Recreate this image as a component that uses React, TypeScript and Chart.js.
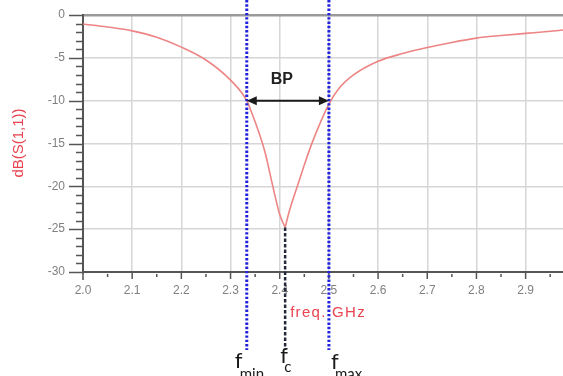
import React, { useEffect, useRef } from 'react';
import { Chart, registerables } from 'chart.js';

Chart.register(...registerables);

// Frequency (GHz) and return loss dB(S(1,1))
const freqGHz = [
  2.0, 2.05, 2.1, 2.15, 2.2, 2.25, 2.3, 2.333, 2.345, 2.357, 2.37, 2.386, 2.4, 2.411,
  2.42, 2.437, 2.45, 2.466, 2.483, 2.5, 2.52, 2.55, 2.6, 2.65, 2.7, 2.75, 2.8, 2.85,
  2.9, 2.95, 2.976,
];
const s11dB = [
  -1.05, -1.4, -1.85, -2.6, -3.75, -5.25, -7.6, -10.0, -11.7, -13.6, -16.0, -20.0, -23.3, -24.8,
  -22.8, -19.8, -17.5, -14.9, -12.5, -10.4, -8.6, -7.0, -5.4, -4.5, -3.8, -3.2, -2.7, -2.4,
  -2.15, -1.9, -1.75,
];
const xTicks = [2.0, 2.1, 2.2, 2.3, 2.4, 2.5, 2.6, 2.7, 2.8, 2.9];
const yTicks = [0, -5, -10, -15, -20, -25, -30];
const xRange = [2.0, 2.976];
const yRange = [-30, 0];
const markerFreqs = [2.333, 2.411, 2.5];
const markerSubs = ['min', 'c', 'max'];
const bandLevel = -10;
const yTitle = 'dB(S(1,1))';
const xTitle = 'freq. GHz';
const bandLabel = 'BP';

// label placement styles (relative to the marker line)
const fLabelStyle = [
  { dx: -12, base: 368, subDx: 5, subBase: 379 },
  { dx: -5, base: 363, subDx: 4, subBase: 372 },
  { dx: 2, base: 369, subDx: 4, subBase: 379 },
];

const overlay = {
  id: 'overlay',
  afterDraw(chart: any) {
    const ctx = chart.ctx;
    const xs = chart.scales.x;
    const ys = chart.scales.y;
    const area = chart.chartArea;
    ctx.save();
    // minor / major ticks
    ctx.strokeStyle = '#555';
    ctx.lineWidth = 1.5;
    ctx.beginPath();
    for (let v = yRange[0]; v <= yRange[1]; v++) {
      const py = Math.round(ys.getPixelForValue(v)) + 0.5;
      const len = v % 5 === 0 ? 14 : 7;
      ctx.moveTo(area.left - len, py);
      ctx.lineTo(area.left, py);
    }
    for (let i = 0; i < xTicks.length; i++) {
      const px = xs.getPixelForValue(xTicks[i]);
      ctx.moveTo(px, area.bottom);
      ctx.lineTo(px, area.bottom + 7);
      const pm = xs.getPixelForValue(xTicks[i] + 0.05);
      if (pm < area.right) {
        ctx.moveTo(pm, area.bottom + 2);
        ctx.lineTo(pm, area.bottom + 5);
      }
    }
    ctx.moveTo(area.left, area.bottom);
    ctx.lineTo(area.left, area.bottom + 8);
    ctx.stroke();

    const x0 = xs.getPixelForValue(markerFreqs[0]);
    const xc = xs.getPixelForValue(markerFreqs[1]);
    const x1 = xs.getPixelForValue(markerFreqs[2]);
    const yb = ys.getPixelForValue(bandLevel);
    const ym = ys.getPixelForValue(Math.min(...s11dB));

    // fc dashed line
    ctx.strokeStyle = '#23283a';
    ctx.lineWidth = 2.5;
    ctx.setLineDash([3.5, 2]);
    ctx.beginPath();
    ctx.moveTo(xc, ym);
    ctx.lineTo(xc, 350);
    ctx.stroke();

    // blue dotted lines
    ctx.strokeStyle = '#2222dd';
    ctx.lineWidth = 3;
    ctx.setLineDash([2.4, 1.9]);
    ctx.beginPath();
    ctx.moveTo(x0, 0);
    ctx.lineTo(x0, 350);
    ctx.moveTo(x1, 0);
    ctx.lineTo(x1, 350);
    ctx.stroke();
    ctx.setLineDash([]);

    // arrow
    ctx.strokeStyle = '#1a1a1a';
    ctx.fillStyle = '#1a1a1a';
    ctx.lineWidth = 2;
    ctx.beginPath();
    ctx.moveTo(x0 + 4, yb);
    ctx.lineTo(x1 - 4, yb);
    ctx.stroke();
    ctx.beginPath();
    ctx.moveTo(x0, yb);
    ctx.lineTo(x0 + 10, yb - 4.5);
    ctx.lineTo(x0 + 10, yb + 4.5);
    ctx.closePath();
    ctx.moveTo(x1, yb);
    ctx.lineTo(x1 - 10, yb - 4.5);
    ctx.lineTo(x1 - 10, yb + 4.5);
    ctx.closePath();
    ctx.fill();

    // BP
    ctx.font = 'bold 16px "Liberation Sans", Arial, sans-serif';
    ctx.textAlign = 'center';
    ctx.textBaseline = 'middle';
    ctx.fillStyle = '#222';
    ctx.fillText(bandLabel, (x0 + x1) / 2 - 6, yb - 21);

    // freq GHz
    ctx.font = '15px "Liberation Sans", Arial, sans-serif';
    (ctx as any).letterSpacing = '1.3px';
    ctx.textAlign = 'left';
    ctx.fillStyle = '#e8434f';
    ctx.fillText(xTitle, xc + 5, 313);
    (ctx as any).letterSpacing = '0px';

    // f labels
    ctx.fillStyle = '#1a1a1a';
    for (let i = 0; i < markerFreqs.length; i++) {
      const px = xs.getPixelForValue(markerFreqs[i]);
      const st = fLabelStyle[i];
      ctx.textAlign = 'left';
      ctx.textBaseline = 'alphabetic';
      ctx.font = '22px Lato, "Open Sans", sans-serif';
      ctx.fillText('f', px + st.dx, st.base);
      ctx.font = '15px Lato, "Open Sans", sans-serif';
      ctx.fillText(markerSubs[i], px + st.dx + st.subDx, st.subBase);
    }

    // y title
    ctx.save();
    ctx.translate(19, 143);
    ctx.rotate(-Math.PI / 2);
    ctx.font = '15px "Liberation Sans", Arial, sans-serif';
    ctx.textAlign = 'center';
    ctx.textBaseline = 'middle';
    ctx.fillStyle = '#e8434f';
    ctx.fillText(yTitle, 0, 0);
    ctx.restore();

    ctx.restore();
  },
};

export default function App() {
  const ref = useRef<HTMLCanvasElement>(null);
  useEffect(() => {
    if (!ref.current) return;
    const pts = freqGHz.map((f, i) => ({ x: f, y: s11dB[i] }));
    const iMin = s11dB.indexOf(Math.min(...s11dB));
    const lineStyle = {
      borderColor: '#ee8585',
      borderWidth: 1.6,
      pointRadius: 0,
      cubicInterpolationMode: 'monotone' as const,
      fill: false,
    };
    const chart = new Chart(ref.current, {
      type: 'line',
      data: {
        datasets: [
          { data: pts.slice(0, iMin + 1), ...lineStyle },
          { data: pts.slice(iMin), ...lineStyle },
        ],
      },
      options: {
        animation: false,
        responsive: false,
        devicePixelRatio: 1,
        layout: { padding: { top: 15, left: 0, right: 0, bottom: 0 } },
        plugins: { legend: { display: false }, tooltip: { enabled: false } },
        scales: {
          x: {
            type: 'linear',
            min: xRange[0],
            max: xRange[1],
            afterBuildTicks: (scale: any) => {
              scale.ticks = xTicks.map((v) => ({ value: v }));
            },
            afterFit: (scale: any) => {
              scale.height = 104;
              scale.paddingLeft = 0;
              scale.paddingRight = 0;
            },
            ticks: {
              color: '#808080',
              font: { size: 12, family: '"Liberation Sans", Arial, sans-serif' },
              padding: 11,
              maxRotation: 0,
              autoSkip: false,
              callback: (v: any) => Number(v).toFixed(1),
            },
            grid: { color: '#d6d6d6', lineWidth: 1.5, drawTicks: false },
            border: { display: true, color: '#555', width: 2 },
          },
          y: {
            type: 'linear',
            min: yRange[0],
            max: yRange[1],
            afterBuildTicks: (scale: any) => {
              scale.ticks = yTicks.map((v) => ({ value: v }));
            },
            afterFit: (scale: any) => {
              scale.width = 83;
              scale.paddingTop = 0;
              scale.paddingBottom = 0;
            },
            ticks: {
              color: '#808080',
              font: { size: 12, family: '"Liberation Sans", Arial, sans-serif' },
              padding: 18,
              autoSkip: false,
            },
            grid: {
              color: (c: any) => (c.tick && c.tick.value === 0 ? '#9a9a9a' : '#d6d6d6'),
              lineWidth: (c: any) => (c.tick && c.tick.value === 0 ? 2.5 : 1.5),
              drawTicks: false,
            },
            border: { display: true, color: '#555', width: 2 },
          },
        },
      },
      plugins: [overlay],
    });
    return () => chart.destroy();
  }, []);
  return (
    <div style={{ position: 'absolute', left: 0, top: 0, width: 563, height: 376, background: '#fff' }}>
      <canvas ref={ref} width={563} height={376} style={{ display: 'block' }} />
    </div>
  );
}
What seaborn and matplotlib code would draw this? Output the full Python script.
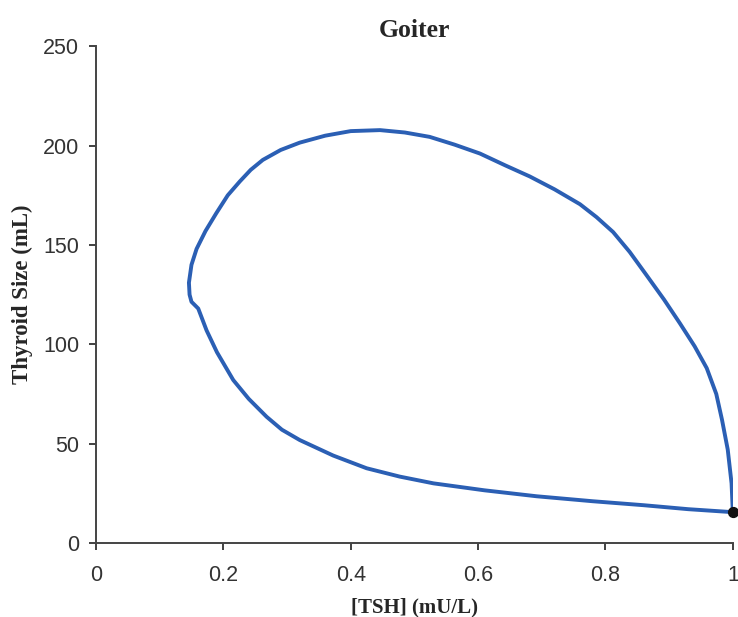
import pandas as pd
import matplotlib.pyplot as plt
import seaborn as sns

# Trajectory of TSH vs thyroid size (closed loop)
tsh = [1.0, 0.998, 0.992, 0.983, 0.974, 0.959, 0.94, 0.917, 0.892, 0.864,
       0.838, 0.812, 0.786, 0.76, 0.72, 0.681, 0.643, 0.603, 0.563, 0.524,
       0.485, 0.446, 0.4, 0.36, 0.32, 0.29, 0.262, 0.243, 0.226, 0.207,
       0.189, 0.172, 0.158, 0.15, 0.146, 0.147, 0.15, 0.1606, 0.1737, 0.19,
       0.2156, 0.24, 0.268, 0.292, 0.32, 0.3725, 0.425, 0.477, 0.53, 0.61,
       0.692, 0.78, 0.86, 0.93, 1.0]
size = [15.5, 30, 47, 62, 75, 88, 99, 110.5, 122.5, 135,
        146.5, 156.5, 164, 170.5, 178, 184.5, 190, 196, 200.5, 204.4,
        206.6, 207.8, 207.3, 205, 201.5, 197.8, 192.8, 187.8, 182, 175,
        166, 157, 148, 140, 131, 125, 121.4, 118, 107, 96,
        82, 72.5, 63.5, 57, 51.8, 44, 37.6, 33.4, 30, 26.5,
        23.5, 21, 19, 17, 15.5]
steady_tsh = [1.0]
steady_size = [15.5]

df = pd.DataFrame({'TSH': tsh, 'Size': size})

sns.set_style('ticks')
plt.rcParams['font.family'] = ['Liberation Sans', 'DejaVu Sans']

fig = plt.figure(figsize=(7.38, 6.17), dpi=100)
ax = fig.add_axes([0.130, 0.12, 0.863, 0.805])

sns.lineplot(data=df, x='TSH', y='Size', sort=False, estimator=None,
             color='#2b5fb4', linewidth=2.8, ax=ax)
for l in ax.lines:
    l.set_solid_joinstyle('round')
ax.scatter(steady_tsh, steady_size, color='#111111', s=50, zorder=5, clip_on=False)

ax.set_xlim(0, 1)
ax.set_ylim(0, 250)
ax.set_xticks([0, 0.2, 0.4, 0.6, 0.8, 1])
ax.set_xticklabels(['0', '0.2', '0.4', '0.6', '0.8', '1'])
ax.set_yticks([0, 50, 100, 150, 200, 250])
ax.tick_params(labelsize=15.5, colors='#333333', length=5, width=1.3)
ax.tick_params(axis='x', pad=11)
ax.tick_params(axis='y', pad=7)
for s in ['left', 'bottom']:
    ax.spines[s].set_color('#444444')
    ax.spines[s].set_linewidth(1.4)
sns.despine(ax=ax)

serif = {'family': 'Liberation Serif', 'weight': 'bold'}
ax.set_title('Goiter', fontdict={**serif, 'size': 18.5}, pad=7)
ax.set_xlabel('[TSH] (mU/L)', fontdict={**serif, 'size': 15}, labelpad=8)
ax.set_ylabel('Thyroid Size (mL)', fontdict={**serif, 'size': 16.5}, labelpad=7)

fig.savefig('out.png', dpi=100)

——————————

- **Exercise instructions**
Skip the pictures and quote each line of the entries above, from the first through the line with "Chart.register(...registerables);", exactly as it appears.

- **Correct response**
Recreate this image as a component that uses React, TypeScript and Chart.js.
import React, { useEffect, useRef } from 'react';
import { Chart, registerables } from 'chart.js';

Chart.register(...registerables);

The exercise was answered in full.